De acuerdo con uno de sus biógrafos Juan José García Narro el autor trata temas como la concupiscencia, el orgullo, la vanidad, la pereza, rebeldía, entre otros. Finaliza con su propuesta y conclusión que concierne al tema de la ética cristiana.
El autor enfatiza en lo que es una mala acción moral, dice que se da cuando se buscan bienes subjetivos satisfactorios, pasando por alto y contradiciendo un bien moralmente distinguido. Continúa señalando que “la fuente del disvalor moral de una acción está en el desprecio o en la ignorancia de un valor moralmente relevante o en la destrucción de un bien moral relevante” y que la ceguera de estos valores no se debe a falta de dotes naturales, sino que es debido a una actitud de la cual se es responsable personalmente.
Deben estudiarse las raíces del mal para saber cómo la búsqueda de un bien subjetivo y turbio, puede resultar ser especialmente atractivo y deseable para el hombre.
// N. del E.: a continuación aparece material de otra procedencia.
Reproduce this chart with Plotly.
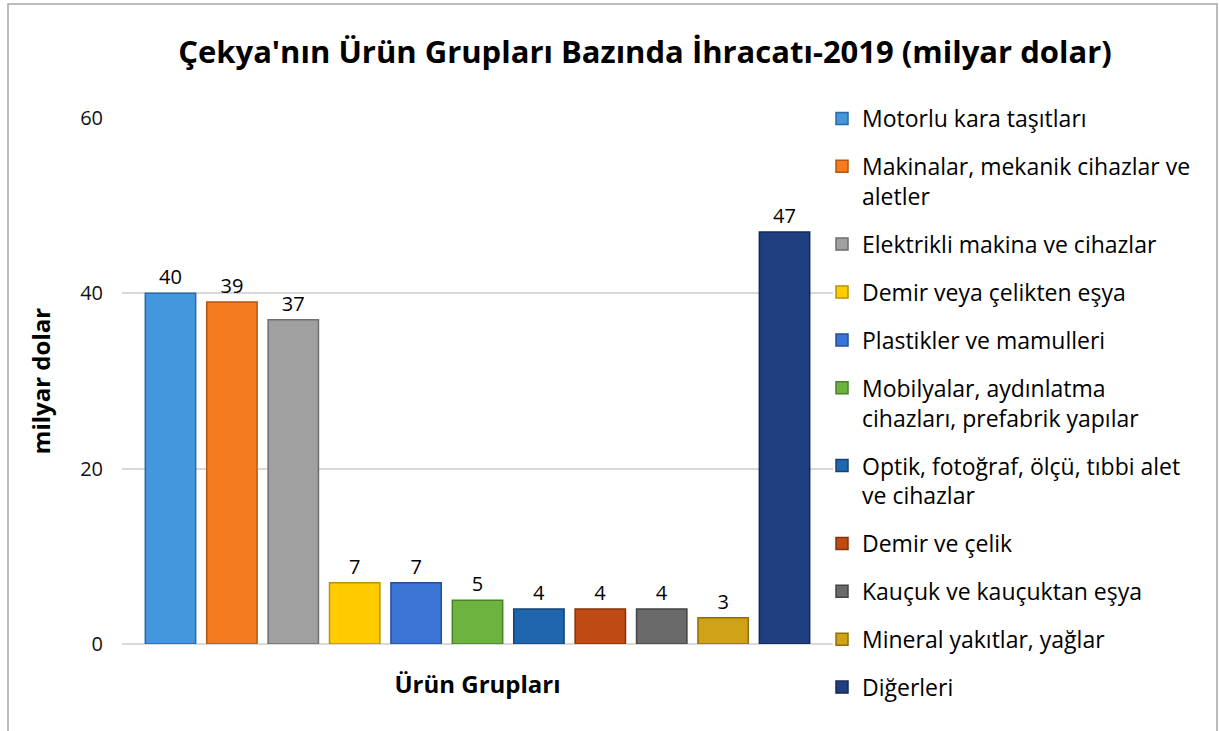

Hildebrand asegura que “el orgullo y la concupiscencia son las raíces del mal moral” ya que contradicen el centro que responde al valor amoroso; por ello se centra en la investigación de la esencia y función de éstos, que constituyen el mal moral.
El autor centra su atención en las formas de coexistencia del bien y del mal en el hombre, rasgos que pertenecen a su misterio y que están muy presentes en diferentes circunstancias. Considera cinco formas principales de esta coexistencia benigna y maligna, anticipando que “en la medida en que prevalece la actitud de respuesta al valor, disminuye el orgullo y la concupiscencia”.
Adentrándose de lleno al tema de la concupiscencia, postula que una persona con esta tendencia está completamente absorbida por lo meramente subjetivo satisfactorio y sordo a la llamada de los valores morales relevantes. El concupiscente ha fracasado en su libertad de la voluntad, está rendido y es incompatible con la actitud de respuesta al valor moral, ignorándolo, permaneciendo indiferente y rebelde.
Presenta también los tres tipos de concupiscentes que hay, los cuales son el apasionado, con un fuerte temperamento, violento, duro y cruel por alcanzar lo deseado. El segundo es vegetativo y flemático, donde se asume una forma de vida perezosa y pesada al estar anquilosado en lo agradable; y, por último el delicado, que no anhela nada pero tampoco es prisionero de lo agradable, siendo incapaz de amar.
Por último toca el tema del orgullo, que es la segunda raíz principal del mal moral. El hombre orgulloso se caracteriza por ser egocéntrico, “se concentra en su autoglorificación, en la consciencia de su propia importancia y superioridad, y en su preponderancia soberana”. También aquí nuestro filósofo enumera diversos tipos de orgullos, como son el satánico, la glorificación de sí mismo, la vanidad y la altivez. El odio satánico se caracteriza por mostrar una grandeza y señorío, se odia todo valor auténtico y se aspira a destronar los valores morales, y por tanto a Dios. Este hombre es ciego a los valores morales, no puede ver ni su riqueza ni su dignidad, aborrece toda sumisión y obediencia, pues se rechaza toda invitación a ser sumiso de otro.